People are hardwired to move on after breakups and fall in love again, a review paper suggests.
Brian Boutwell, associate professor of criminology and criminal justice and associate professor of epidemiology at Saint Louis University, worked with his colleagues in analyzing the process of falling out of love and moving on to a new relationship. The team also identified the different evolutionary reasons why people break up.
His analysis showed that men are naturally inclined to leave the relationship after finding out that his partner had sex with another man. Men's brains are also hardwired not to raise children that don't belong to them.
Women, on the other hand, don't need sex to be the reason to break up with their partners because even emotional cheating is good enough to push them out. This is because women are evolutionarily hardwired to protect their resources for their children and physical protection.
"Men are particularly sensitive to sexual infidelity between their partner and someone else," Boutwell said in a press release. "That's not to say women don't get jealous, they certainly do, but it's especially acute for men regarding sexual infidelity."

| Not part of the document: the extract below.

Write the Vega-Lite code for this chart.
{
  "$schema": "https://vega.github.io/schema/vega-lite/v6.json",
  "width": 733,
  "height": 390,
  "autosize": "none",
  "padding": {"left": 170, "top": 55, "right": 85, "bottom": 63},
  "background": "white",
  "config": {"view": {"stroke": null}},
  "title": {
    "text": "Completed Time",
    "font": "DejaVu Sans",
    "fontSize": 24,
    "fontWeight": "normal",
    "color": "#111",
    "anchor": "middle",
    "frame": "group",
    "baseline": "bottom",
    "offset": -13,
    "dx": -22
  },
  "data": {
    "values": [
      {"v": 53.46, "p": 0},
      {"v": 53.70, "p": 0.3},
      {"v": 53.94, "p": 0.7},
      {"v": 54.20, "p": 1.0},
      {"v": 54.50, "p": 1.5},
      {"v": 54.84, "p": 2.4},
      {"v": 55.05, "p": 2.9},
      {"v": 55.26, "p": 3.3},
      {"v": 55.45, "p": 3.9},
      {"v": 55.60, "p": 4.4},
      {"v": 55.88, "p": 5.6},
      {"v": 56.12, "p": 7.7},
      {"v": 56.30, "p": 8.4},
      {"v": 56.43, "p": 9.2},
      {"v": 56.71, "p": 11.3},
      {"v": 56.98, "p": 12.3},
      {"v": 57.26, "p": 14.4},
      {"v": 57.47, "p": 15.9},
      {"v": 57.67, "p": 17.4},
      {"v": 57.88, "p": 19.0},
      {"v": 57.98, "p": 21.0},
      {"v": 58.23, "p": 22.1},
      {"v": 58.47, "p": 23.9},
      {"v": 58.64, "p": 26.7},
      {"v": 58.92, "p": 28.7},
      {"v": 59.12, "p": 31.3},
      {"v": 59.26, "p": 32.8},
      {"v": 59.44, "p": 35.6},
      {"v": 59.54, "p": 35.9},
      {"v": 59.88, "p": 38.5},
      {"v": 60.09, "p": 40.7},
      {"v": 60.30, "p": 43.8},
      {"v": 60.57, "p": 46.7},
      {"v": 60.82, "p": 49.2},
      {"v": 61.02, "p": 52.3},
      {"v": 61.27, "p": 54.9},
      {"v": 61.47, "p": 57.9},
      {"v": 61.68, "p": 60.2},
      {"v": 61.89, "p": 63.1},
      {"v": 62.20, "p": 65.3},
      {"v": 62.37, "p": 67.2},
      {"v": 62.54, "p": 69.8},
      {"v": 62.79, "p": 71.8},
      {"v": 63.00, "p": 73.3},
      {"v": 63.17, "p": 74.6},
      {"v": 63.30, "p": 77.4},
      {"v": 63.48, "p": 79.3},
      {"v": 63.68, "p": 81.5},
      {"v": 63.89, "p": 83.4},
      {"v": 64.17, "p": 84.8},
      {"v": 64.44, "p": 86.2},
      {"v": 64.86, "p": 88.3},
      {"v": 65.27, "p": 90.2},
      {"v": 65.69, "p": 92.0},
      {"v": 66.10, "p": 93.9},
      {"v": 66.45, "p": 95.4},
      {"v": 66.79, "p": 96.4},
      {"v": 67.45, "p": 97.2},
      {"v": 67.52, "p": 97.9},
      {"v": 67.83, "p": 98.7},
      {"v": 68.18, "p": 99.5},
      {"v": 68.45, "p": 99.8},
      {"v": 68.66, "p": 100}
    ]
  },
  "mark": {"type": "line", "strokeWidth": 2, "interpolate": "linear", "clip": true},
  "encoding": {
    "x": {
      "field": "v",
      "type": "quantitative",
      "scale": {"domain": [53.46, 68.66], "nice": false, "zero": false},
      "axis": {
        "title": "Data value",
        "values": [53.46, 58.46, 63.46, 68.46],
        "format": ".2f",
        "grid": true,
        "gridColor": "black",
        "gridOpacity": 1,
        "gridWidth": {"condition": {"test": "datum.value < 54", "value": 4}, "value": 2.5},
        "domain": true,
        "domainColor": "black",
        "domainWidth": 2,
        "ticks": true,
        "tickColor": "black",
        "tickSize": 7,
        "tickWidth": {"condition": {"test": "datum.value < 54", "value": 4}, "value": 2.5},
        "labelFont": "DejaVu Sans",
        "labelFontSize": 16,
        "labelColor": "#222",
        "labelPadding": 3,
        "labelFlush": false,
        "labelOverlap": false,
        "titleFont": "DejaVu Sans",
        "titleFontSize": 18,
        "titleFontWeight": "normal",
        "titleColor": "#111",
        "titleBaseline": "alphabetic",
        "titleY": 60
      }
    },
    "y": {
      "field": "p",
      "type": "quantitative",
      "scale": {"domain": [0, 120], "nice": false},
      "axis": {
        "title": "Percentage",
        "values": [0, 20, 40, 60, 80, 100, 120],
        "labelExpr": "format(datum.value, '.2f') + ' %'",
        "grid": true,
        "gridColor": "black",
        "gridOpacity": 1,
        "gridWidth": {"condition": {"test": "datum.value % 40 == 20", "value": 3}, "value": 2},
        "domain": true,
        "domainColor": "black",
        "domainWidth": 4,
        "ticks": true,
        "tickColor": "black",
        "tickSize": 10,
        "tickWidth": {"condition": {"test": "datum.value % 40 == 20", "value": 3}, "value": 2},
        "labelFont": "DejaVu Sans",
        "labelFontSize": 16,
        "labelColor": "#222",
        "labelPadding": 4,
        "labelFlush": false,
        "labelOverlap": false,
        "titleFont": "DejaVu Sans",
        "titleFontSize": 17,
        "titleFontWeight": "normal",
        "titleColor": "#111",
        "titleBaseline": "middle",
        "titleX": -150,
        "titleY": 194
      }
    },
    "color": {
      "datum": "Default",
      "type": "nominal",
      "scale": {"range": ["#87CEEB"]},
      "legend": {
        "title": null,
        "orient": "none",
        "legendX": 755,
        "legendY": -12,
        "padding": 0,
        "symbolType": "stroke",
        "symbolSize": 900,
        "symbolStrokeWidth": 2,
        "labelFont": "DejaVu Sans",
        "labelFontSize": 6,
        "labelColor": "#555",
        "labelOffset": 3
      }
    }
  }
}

But not all genders are the same. Some are willing to tolerate cheating. There are also some that need longer time to move on after a breakup due to environmental and genetic reasons.
"Our review of the literature suggests we have a mechanism in our brains designed by natural selection to pull us through a very tumultuous time in our lives," Boutwell added. "It suggests people will recover; the pain will go away with time. There will be a light at the end of the tunnel."
Boutwell described the falling in love and moving on process as a "mate ejection." He believes that more research is needed to better understand the problems that affect relationships and thus prevent breakups.
"If we better understand mate ejection, it may offer direct and actionable insight into ways in which couples can save a relationship that might otherwise come to stultifying and abrupt halt," he said.
The paper was published in the Review of General Psychology.